** BEGIN **

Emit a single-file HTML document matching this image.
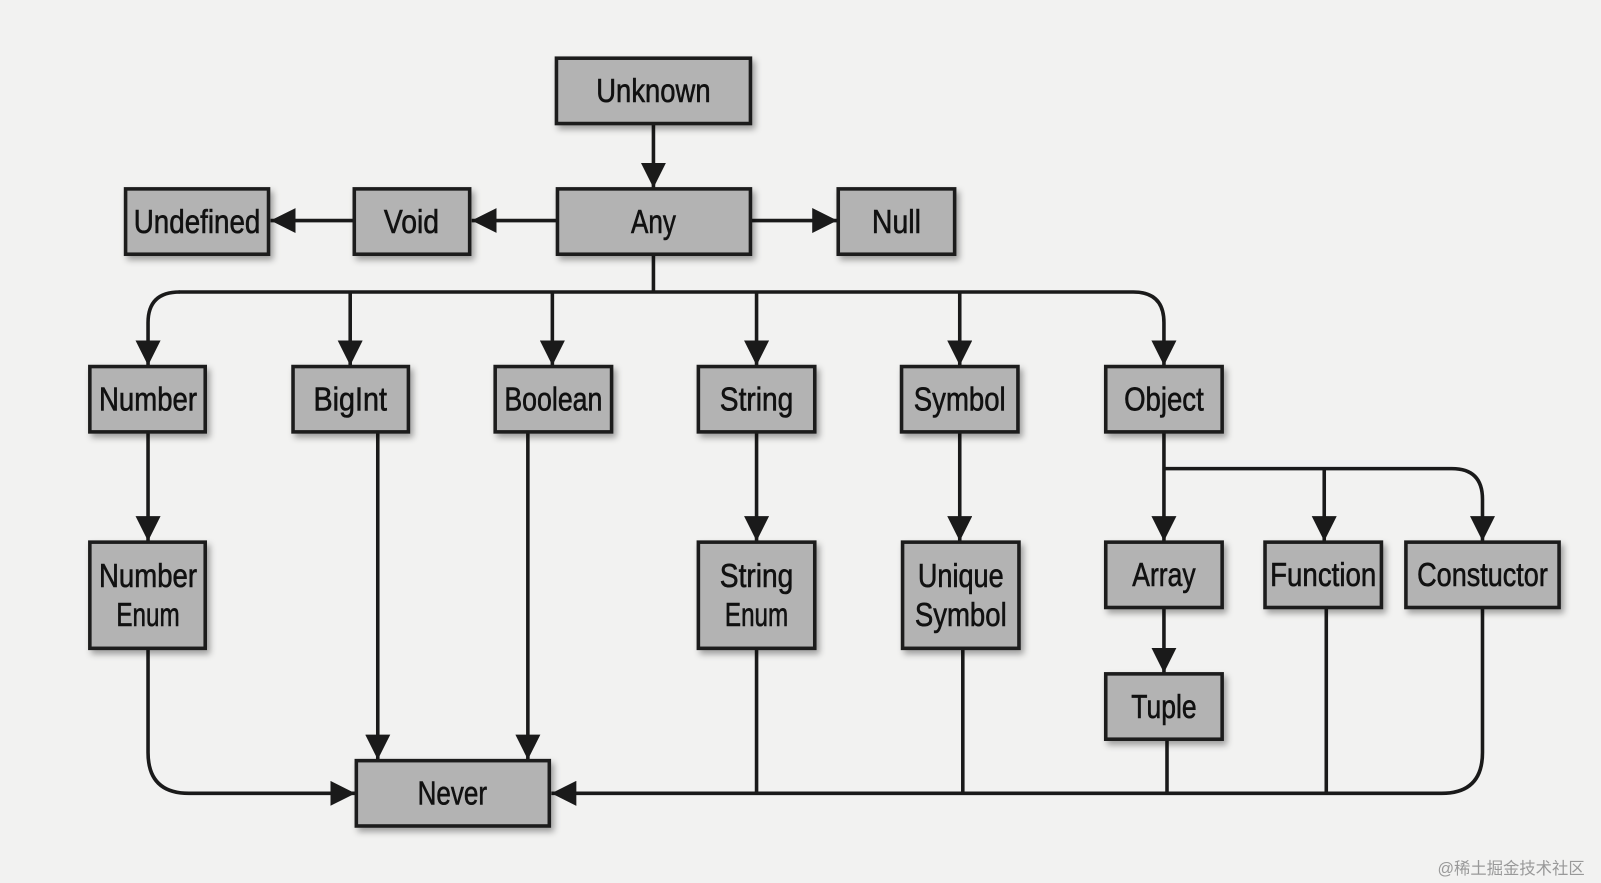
<!DOCTYPE html>
<html><head><meta charset="utf-8"><style>
html,body{margin:0;padding:0;background:#f2f2f1;}
svg{display:block}
text{font-family:"Liberation Sans Narrow","Liberation Sans",sans-serif;font-size:33px;fill:#111;stroke:#111;stroke-width:0.6;text-anchor:middle;}
</style></head><body>
<svg width="1601" height="883" viewBox="0 0 1601 883" xmlns="http://www.w3.org/2000/svg">
<defs>
<marker id="a" viewBox="0 0 10 10" refX="10" refY="5" markerWidth="7" markerHeight="7" markerUnits="strokeWidth" orient="auto"><path d="M0,0 L10,5 L0,10 z" fill="#1a1a1a"/></marker>
<filter id="s" x="-10%" y="-10%" width="130%" height="140%"><feDropShadow dx="3" dy="4" stdDeviation="3" flood-color="#000" flood-opacity="0.35"/></filter>
</defs>
<rect width="1601" height="883" fill="#f2f2f1"/>
<g transform="scale(1.021)">
<g stroke="#1a1a1a" stroke-width="3.5" fill="none">
<line x1="640" y1="121" x2="640" y2="184" marker-end="url(#a)"/>
<line x1="546" y1="216" x2="462" y2="216" marker-end="url(#a)"/>
<line x1="347" y1="216" x2="265" y2="216" marker-end="url(#a)"/>
<line x1="735" y1="216" x2="820" y2="216" marker-end="url(#a)"/>
<line x1="640" y1="249" x2="640" y2="286"/>
<path d="M175,286 H1110 Q1140,286 1140,316 V358" marker-end="url(#a)"/>
<path d="M176,286 Q145,286 145,316 V358" marker-end="url(#a)"/>
<line x1="343" y1="286" x2="343" y2="358" marker-end="url(#a)"/>
<line x1="541" y1="286" x2="541" y2="358" marker-end="url(#a)"/>
<line x1="741" y1="286" x2="741" y2="358" marker-end="url(#a)"/>
<line x1="940" y1="286" x2="940" y2="358" marker-end="url(#a)"/>
<line x1="145" y1="423" x2="145" y2="530" marker-end="url(#a)"/>
<line x1="741" y1="423" x2="741" y2="530" marker-end="url(#a)"/>
<line x1="940" y1="423" x2="940" y2="530" marker-end="url(#a)"/>
<line x1="370" y1="423" x2="370" y2="744" marker-end="url(#a)"/>
<line x1="517" y1="423" x2="517" y2="744" marker-end="url(#a)"/>
<line x1="1140" y1="423" x2="1140" y2="530" marker-end="url(#a)"/>
<path d="M1140,459 H1422 Q1452,459 1452,489 V530" marker-end="url(#a)"/>
<line x1="1297" y1="459" x2="1297" y2="530" marker-end="url(#a)"/>
<line x1="1140" y1="595" x2="1140" y2="659" marker-end="url(#a)"/>
<path d="M145,635 V737 Q145,777 185,777 H348" marker-end="url(#a)"/>
<path d="M1452,595 V737 Q1452,777 1412,777 H540" marker-end="url(#a)"/>
<line x1="741" y1="635" x2="741" y2="777"/>
<line x1="943" y1="635" x2="943" y2="777"/>
<line x1="1143" y1="724" x2="1143" y2="777"/>
<line x1="1299" y1="595" x2="1299" y2="777"/>
</g>
<g fill="#b3b3b3" stroke="#1e1e1e" stroke-width="3.5" filter="url(#s)">
<rect x="545" y="57" width="190" height="64"/>
<rect x="546" y="185" width="189" height="64"/>
<rect x="347" y="185" width="113" height="64"/>
<rect x="123" y="185" width="140" height="64"/>
<rect x="821" y="185" width="114" height="64"/>
<rect x="88" y="359" width="113" height="64"/>
<rect x="287" y="359" width="113" height="64"/>
<rect x="485" y="359" width="114" height="64"/>
<rect x="684" y="359" width="114" height="64"/>
<rect x="883" y="359" width="114" height="64"/>
<rect x="1083" y="359" width="114" height="64"/>
<rect x="88" y="531" width="113" height="104"/>
<rect x="684" y="531" width="114" height="104"/>
<rect x="884" y="531" width="114" height="104"/>
<rect x="1083" y="531" width="114" height="64"/>
<rect x="1239" y="531" width="114" height="64"/>
<rect x="1377" y="531" width="150" height="64"/>
<rect x="1083" y="660" width="114" height="64"/>
<rect x="349" y="745" width="189" height="64"/>
</g>
<g>
<text x="640" y="100" textLength="112" lengthAdjust="spacingAndGlyphs">Unknown</text>
<text x="640" y="228" textLength="44" lengthAdjust="spacingAndGlyphs">Any</text>
<text x="403" y="228" textLength="54" lengthAdjust="spacingAndGlyphs">Void</text>
<text x="193" y="228" textLength="124" lengthAdjust="spacingAndGlyphs">Undefined</text>
<text x="878" y="228" textLength="48" lengthAdjust="spacingAndGlyphs">Null</text>
<text x="145" y="402" textLength="96" lengthAdjust="spacingAndGlyphs">Number</text>
<text x="343" y="402" textLength="72" lengthAdjust="spacingAndGlyphs">BigInt</text>
<text x="542" y="402" textLength="96" lengthAdjust="spacingAndGlyphs">Boolean</text>
<text x="741" y="402" textLength="72" lengthAdjust="spacingAndGlyphs">String</text>
<text x="940" y="402" textLength="90" lengthAdjust="spacingAndGlyphs">Symbol</text>
<text x="1140" y="402" textLength="78" lengthAdjust="spacingAndGlyphs">Object</text>
<text x="145" y="575" textLength="96" lengthAdjust="spacingAndGlyphs">Number</text><text x="145" y="613" textLength="62" lengthAdjust="spacingAndGlyphs">Enum</text>
<text x="741" y="575" textLength="72" lengthAdjust="spacingAndGlyphs">String</text><text x="741" y="613" textLength="62" lengthAdjust="spacingAndGlyphs">Enum</text>
<text x="941" y="575" textLength="84" lengthAdjust="spacingAndGlyphs">Unique</text><text x="941" y="613" textLength="90" lengthAdjust="spacingAndGlyphs">Symbol</text>
<text x="1140" y="574" textLength="62" lengthAdjust="spacingAndGlyphs">Array</text>
<text x="1296" y="574" textLength="104" lengthAdjust="spacingAndGlyphs">Function</text>
<text x="1452" y="574" textLength="128" lengthAdjust="spacingAndGlyphs">Constuctor</text>
<text x="1140" y="703" textLength="64" lengthAdjust="spacingAndGlyphs">Tuple</text>
<text x="443" y="788" textLength="68" lengthAdjust="spacingAndGlyphs">Never</text>
</g>
<text x="1480" y="856" style="font-size:16px;fill:#999;stroke:none;font-family:'Liberation Sans','Noto Sans CJK SC',sans-serif">@稀土掘金技术社区</text>
</g>
</svg>
</body></html>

** END **

Give every line back word for word and leave the pictures out.

Emit a single-file HTML document matching this image.
<!DOCTYPE html>
<html><head><meta charset="utf-8"><style>
html,body{margin:0;padding:0;background:#f2f2f1;}
svg{display:block}
text{font-family:"Liberation Sans Narrow","Liberation Sans",sans-serif;font-size:33px;fill:#111;stroke:#111;stroke-width:0.6;text-anchor:middle;}
</style></head><body>
<svg width="1601" height="883" viewBox="0 0 1601 883" xmlns="http://www.w3.org/2000/svg">
<defs>
<marker id="a" viewBox="0 0 10 10" refX="10" refY="5" markerWidth="7" markerHeight="7" markerUnits="strokeWidth" orient="auto"><path d="M0,0 L10,5 L0,10 z" fill="#1a1a1a"/></marker>
<filter id="s" x="-10%" y="-10%" width="130%" height="140%"><feDropShadow dx="3" dy="4" stdDeviation="3" flood-color="#000" flood-opacity="0.35"/></filter>
</defs>
<rect width="1601" height="883" fill="#f2f2f1"/>
<g transform="scale(1.021)">
<g stroke="#1a1a1a" stroke-width="3.5" fill="none">
<line x1="640" y1="121" x2="640" y2="184" marker-end="url(#a)"/>
<line x1="546" y1="216" x2="462" y2="216" marker-end="url(#a)"/>
<line x1="347" y1="216" x2="265" y2="216" marker-end="url(#a)"/>
<line x1="735" y1="216" x2="820" y2="216" marker-end="url(#a)"/>
<line x1="640" y1="249" x2="640" y2="286"/>
<path d="M175,286 H1110 Q1140,286 1140,316 V358" marker-end="url(#a)"/>
<path d="M176,286 Q145,286 145,316 V358" marker-end="url(#a)"/>
<line x1="343" y1="286" x2="343" y2="358" marker-end="url(#a)"/>
<line x1="541" y1="286" x2="541" y2="358" marker-end="url(#a)"/>
<line x1="741" y1="286" x2="741" y2="358" marker-end="url(#a)"/>
<line x1="940" y1="286" x2="940" y2="358" marker-end="url(#a)"/>
<line x1="145" y1="423" x2="145" y2="530" marker-end="url(#a)"/>
<line x1="741" y1="423" x2="741" y2="530" marker-end="url(#a)"/>
<line x1="940" y1="423" x2="940" y2="530" marker-end="url(#a)"/>
<line x1="370" y1="423" x2="370" y2="744" marker-end="url(#a)"/>
<line x1="517" y1="423" x2="517" y2="744" marker-end="url(#a)"/>
<line x1="1140" y1="423" x2="1140" y2="530" marker-end="url(#a)"/>
<path d="M1140,459 H1422 Q1452,459 1452,489 V530" marker-end="url(#a)"/>
<line x1="1297" y1="459" x2="1297" y2="530" marker-end="url(#a)"/>
<line x1="1140" y1="595" x2="1140" y2="659" marker-end="url(#a)"/>
<path d="M145,635 V737 Q145,777 185,777 H348" marker-end="url(#a)"/>
<path d="M1452,595 V737 Q1452,777 1412,777 H540" marker-end="url(#a)"/>
<line x1="741" y1="635" x2="741" y2="777"/>
<line x1="943" y1="635" x2="943" y2="777"/>
<line x1="1143" y1="724" x2="1143" y2="777"/>
<line x1="1299" y1="595" x2="1299" y2="777"/>
</g>
<g fill="#b3b3b3" stroke="#1e1e1e" stroke-width="3.5" filter="url(#s)">
<rect x="545" y="57" width="190" height="64"/>
<rect x="546" y="185" width="189" height="64"/>
<rect x="347" y="185" width="113" height="64"/>
<rect x="123" y="185" width="140" height="64"/>
<rect x="821" y="185" width="114" height="64"/>
<rect x="88" y="359" width="113" height="64"/>
<rect x="287" y="359" width="113" height="64"/>
<rect x="485" y="359" width="114" height="64"/>
<rect x="684" y="359" width="114" height="64"/>
<rect x="883" y="359" width="114" height="64"/>
<rect x="1083" y="359" width="114" height="64"/>
<rect x="88" y="531" width="113" height="104"/>
<rect x="684" y="531" width="114" height="104"/>
<rect x="884" y="531" width="114" height="104"/>
<rect x="1083" y="531" width="114" height="64"/>
<rect x="1239" y="531" width="114" height="64"/>
<rect x="1377" y="531" width="150" height="64"/>
<rect x="1083" y="660" width="114" height="64"/>
<rect x="349" y="745" width="189" height="64"/>
</g>
<g>
<text x="640" y="100" textLength="112" lengthAdjust="spacingAndGlyphs">Unknown</text>
<text x="640" y="228" textLength="44" lengthAdjust="spacingAndGlyphs">Any</text>
<text x="403" y="228" textLength="54" lengthAdjust="spacingAndGlyphs">Void</text>
<text x="193" y="228" textLength="124" lengthAdjust="spacingAndGlyphs">Undefined</text>
<text x="878" y="228" textLength="48" lengthAdjust="spacingAndGlyphs">Null</text>
<text x="145" y="402" textLength="96" lengthAdjust="spacingAndGlyphs">Number</text>
<text x="343" y="402" textLength="72" lengthAdjust="spacingAndGlyphs">BigInt</text>
<text x="542" y="402" textLength="96" lengthAdjust="spacingAndGlyphs">Boolean</text>
<text x="741" y="402" textLength="72" lengthAdjust="spacingAndGlyphs">String</text>
<text x="940" y="402" textLength="90" lengthAdjust="spacingAndGlyphs">Symbol</text>
<text x="1140" y="402" textLength="78" lengthAdjust="spacingAndGlyphs">Object</text>
<text x="145" y="575" textLength="96" lengthAdjust="spacingAndGlyphs">Number</text><text x="145" y="613" textLength="62" lengthAdjust="spacingAndGlyphs">Enum</text>
<text x="741" y="575" textLength="72" lengthAdjust="spacingAndGlyphs">String</text><text x="741" y="613" textLength="62" lengthAdjust="spacingAndGlyphs">Enum</text>
<text x="941" y="575" textLength="84" lengthAdjust="spacingAndGlyphs">Unique</text><text x="941" y="613" textLength="90" lengthAdjust="spacingAndGlyphs">Symbol</text>
<text x="1140" y="574" textLength="62" lengthAdjust="spacingAndGlyphs">Array</text>
<text x="1296" y="574" textLength="104" lengthAdjust="spacingAndGlyphs">Function</text>
<text x="1452" y="574" textLength="128" lengthAdjust="spacingAndGlyphs">Constuctor</text>
<text x="1140" y="703" textLength="64" lengthAdjust="spacingAndGlyphs">Tuple</text>
<text x="443" y="788" textLength="68" lengthAdjust="spacingAndGlyphs">Never</text>
</g>
<text x="1480" y="856" style="font-size:16px;fill:#999;stroke:none;font-family:'Liberation Sans','Noto Sans CJK SC',sans-serif">@稀土掘金技术社区</text>
</g>
</svg>
</body></html>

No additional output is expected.